--- START GIVEN DATA ---

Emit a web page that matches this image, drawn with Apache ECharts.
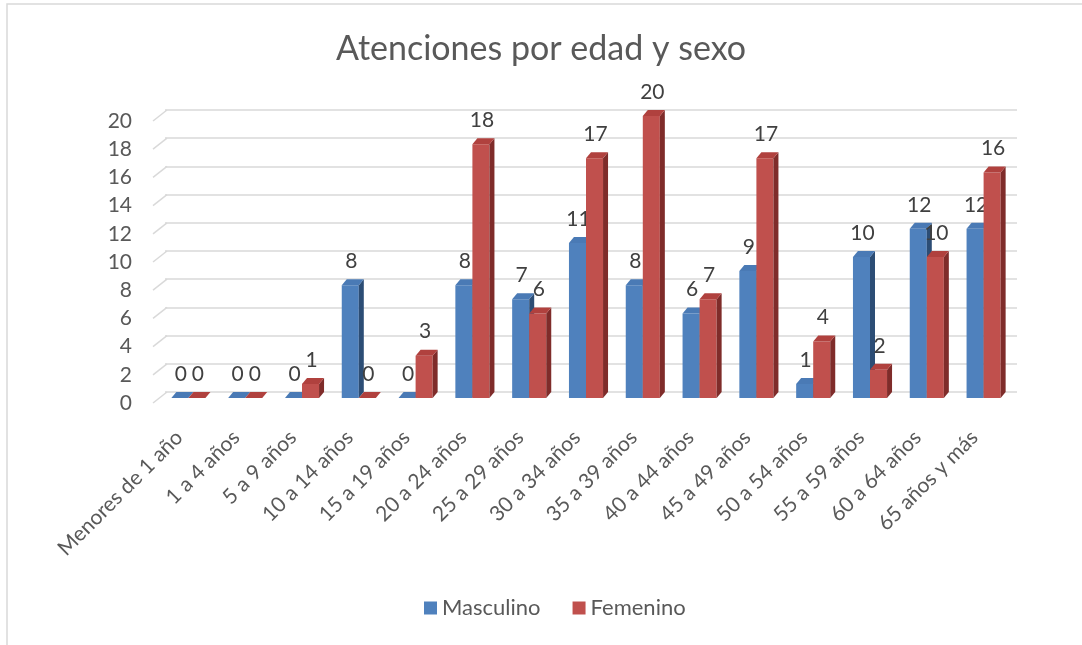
<!DOCTYPE html>
<html>
<head>
<meta charset="utf-8">
<script src="https://cdn.jsdelivr.net/npm/echarts@6/dist/echarts.min.js"></script>
<style>
  html, body { margin: 0; padding: 0; background: #fff; }
  #chart { width: 1082px; height: 645px; }
</style>
</head>
<body>
<div id="chart"></div>
<script>
// datos del grafico
const categorias = ['Menores de 1 año', '1 a 4 años', '5 a 9 años', '10 a 14 años', '15 a 19 años',
  '20 a 24 años', '25 a 29 años', '30 a 34 años', '35 a 39 años', '40 a 44 años',
  '45 a 49 años', '50 a 54 años', '55 a 59 años', '60 a 64 años', '65 años y más'];
const masculino = [0, 0, 0, 8, 0, 8, 7, 11, 8, 6, 9, 1, 10, 12, 12];
const femenino = [0, 0, 1, 0, 3, 18, 6, 17, 20, 7, 17, 4, 2, 10, 16];
const ticksY = [0, 2, 4, 6, 8, 10, 12, 14, 16, 18, 20];

const FONT = 'Lato';
const DX = 5, DY = 6; // profundidad del efecto 3D

// barra 3D estilo Excel: cara frontal, lateral y superior
function barra3D(idx, front, side, top) {
  return function (params, api) {
    const cat = api.value(0);
    const val = api.value(1);
    const base = api.coord([cat, 0]);
    const tope = api.coord([cat, val]);
    const band = api.size([1, 0])[0];
    const w = band * 0.3;
    const x0 = base[0] - DX - w + idx * w;
    const x1 = x0 + w;
    const yT = tope[1] + DY;
    const yB = base[1] + DY;
    return {
      type: 'group',
      children: [
        { type: 'rect', shape: { x: x0, y: yT, width: w, height: yB - yT }, style: { fill: front } },
        { type: 'polygon', shape: { points: [[x1, yT], [x1 + DX, yT - DY], [x1 + DX, yB - DY], [x1, yB]] }, style: { fill: side } },
        { type: 'polygon', shape: { points: [[x0, yT], [x1, yT], [x1 + DX, yT - DY], [x0 + DX, yT - DY]] }, style: { fill: top } },
        { type: 'text', x: x0 + w / 2 + 1, y: yT - 24,
          style: { text: String(val), fill: '#404040', font: '21px ' + FONT, align: 'center', verticalAlign: 'middle' } }
      ]
    };
  };
}

// lineas diagonales del piso / pared
function diagonales(params, api) {
  const v = api.value(0);
  const p = api.coord([0, v]);
  const band = api.size([1, 0])[0];
  const xl = p[0] - band / 2 + 2;
  return {
    type: 'line',
    shape: { x1: xl - 14, y1: p[1] + 11, x2: xl, y2: p[1] },
    style: { stroke: '#d9d9d9', lineWidth: 1.5 }
  };
}

const chart = echarts.init(document.getElementById('chart'));
chart.setOption({
  backgroundColor: '#fff',
  animation: false,
  textStyle: { fontFamily: FONT },
  graphic: [
    { type: 'rect', shape: { x: 7, y: 4, width: 1200, height: 700 }, style: { fill: 'none', stroke: '#d9d9d9', lineWidth: 1.5 }, silent: true }
  ],
  title: {
    text: 'Atenciones por edad y sexo',
    left: 'center',
    top: 27,
    textStyle: { fontFamily: FONT, fontSize: 34, fontWeight: 'normal', color: '#595959' }
  },
  legend: {
    bottom: 21,
    left: 419,
    itemWidth: 13,
    itemHeight: 13,
    itemGap: 32,
    icon: 'rect',
    textStyle: { fontFamily: FONT, fontSize: 22, color: '#595959' },
    data: ['Masculino', 'Femenino']
  },
  grid: { left: 165, width: 852, top: 110, height: 282 },
  xAxis: {
    type: 'category',
    data: categorias,
    axisLine: { show: false },
    axisTick: { show: false },
    axisLabel: {
      rotate: 45, interval: 0, margin: 28, fontSize: 21, color: '#595959', fontFamily: FONT,
      formatter: v => v + '{s|}',
      rich: { s: { width: 20 } }
    }
  },
  yAxis: {
    type: 'value',
    min: 0,
    max: 20,
    interval: 2,
    axisLine: { show: false },
    axisTick: { show: false },
    splitLine: { lineStyle: { color: '#d9d9d9', width: 1.5 } },
    axisLabel: { margin: 33, fontSize: 21, lineHeight: 22, color: '#595959', fontFamily: FONT, verticalAlign: 'top' }
  },
  series: [
    {
      name: 'ejes', type: 'custom', silent: true,
      data: ticksY.map(v => [v]),
      encode: { y: 0 },
      renderItem: diagonales
    },
    {
      name: 'Masculino', type: 'custom',
      itemStyle: { color: '#4f81bd' },
      data: masculino.map((v, i) => [i, v]),
      encode: { x: 0, y: 1 },
      renderItem: barra3D(0, '#4f81bd', '#2c4d75', '#4a7ab5')
    },
    {
      name: 'Femenino', type: 'custom',
      itemStyle: { color: '#c0504d' },
      data: femenino.map((v, i) => [i, v]),
      encode: { x: 0, y: 1 },
      renderItem: barra3D(1, '#c0504d', '#7f2c2a', '#b0413e')
    }
  ]
});
</script>
</body>
</html>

--- END GIVEN DATA ---

**EXERCISE REQUIREMENTS**. Write out the whole listing again, exactly, with no pictures.

**WRITTEN RESPONSE**.
Emit a web page that matches this image, drawn with Apache ECharts.
<!DOCTYPE html>
<html>
<head>
<meta charset="utf-8">
<script src="https://cdn.jsdelivr.net/npm/echarts@6/dist/echarts.min.js"></script>
<style>
  html, body { margin: 0; padding: 0; background: #fff; }
  #chart { width: 1082px; height: 645px; }
</style>
</head>
<body>
<div id="chart"></div>
<script>
// datos del grafico
const categorias = ['Menores de 1 año', '1 a 4 años', '5 a 9 años', '10 a 14 años', '15 a 19 años',
  '20 a 24 años', '25 a 29 años', '30 a 34 años', '35 a 39 años', '40 a 44 años',
  '45 a 49 años', '50 a 54 años', '55 a 59 años', '60 a 64 años', '65 años y más'];
const masculino = [0, 0, 0, 8, 0, 8, 7, 11, 8, 6, 9, 1, 10, 12, 12];
const femenino = [0, 0, 1, 0, 3, 18, 6, 17, 20, 7, 17, 4, 2, 10, 16];
const ticksY = [0, 2, 4, 6, 8, 10, 12, 14, 16, 18, 20];

const FONT = 'Lato';
const DX = 5, DY = 6; // profundidad del efecto 3D

// barra 3D estilo Excel: cara frontal, lateral y superior
function barra3D(idx, front, side, top) {
  return function (params, api) {
    const cat = api.value(0);
    const val = api.value(1);
    const base = api.coord([cat, 0]);
    const tope = api.coord([cat, val]);
    const band = api.size([1, 0])[0];
    const w = band * 0.3;
    const x0 = base[0] - DX - w + idx * w;
    const x1 = x0 + w;
    const yT = tope[1] + DY;
    const yB = base[1] + DY;
    return {
      type: 'group',
      children: [
        { type: 'rect', shape: { x: x0, y: yT, width: w, height: yB - yT }, style: { fill: front } },
        { type: 'polygon', shape: { points: [[x1, yT], [x1 + DX, yT - DY], [x1 + DX, yB - DY], [x1, yB]] }, style: { fill: side } },
        { type: 'polygon', shape: { points: [[x0, yT], [x1, yT], [x1 + DX, yT - DY], [x0 + DX, yT - DY]] }, style: { fill: top } },
        { type: 'text', x: x0 + w / 2 + 1, y: yT - 24,
          style: { text: String(val), fill: '#404040', font: '21px ' + FONT, align: 'center', verticalAlign: 'middle' } }
      ]
    };
  };
}

// lineas diagonales del piso / pared
function diagonales(params, api) {
  const v = api.value(0);
  const p = api.coord([0, v]);
  const band = api.size([1, 0])[0];
  const xl = p[0] - band / 2 + 2;
  return {
    type: 'line',
    shape: { x1: xl - 14, y1: p[1] + 11, x2: xl, y2: p[1] },
    style: { stroke: '#d9d9d9', lineWidth: 1.5 }
  };
}

const chart = echarts.init(document.getElementById('chart'));
chart.setOption({
  backgroundColor: '#fff',
  animation: false,
  textStyle: { fontFamily: FONT },
  graphic: [
    { type: 'rect', shape: { x: 7, y: 4, width: 1200, height: 700 }, style: { fill: 'none', stroke: '#d9d9d9', lineWidth: 1.5 }, silent: true }
  ],
  title: {
    text: 'Atenciones por edad y sexo',
    left: 'center',
    top: 27,
    textStyle: { fontFamily: FONT, fontSize: 34, fontWeight: 'normal', color: '#595959' }
  },
  legend: {
    bottom: 21,
    left: 419,
    itemWidth: 13,
    itemHeight: 13,
    itemGap: 32,
    icon: 'rect',
    textStyle: { fontFamily: FONT, fontSize: 22, color: '#595959' },
    data: ['Masculino', 'Femenino']
  },
  grid: { left: 165, width: 852, top: 110, height: 282 },
  xAxis: {
    type: 'category',
    data: categorias,
    axisLine: { show: false },
    axisTick: { show: false },
    axisLabel: {
      rotate: 45, interval: 0, margin: 28, fontSize: 21, color: '#595959', fontFamily: FONT,
      formatter: v => v + '{s|}',
      rich: { s: { width: 20 } }
    }
  },
  yAxis: {
    type: 'value',
    min: 0,
    max: 20,
    interval: 2,
    axisLine: { show: false },
    axisTick: { show: false },
    splitLine: { lineStyle: { color: '#d9d9d9', width: 1.5 } },
    axisLabel: { margin: 33, fontSize: 21, lineHeight: 22, color: '#595959', fontFamily: FONT, verticalAlign: 'top' }
  },
  series: [
    {
      name: 'ejes', type: 'custom', silent: true,
      data: ticksY.map(v => [v]),
      encode: { y: 0 },
      renderItem: diagonales
    },
    {
      name: 'Masculino', type: 'custom',
      itemStyle: { color: '#4f81bd' },
      data: masculino.map((v, i) => [i, v]),
      encode: { x: 0, y: 1 },
      renderItem: barra3D(0, '#4f81bd', '#2c4d75', '#4a7ab5')
    },
    {
      name: 'Femenino', type: 'custom',
      itemStyle: { color: '#c0504d' },
      data: femenino.map((v, i) => [i, v]),
      encode: { x: 0, y: 1 },
      renderItem: barra3D(1, '#c0504d', '#7f2c2a', '#b0413e')
    }
  ]
});
</script>
</body>
</html>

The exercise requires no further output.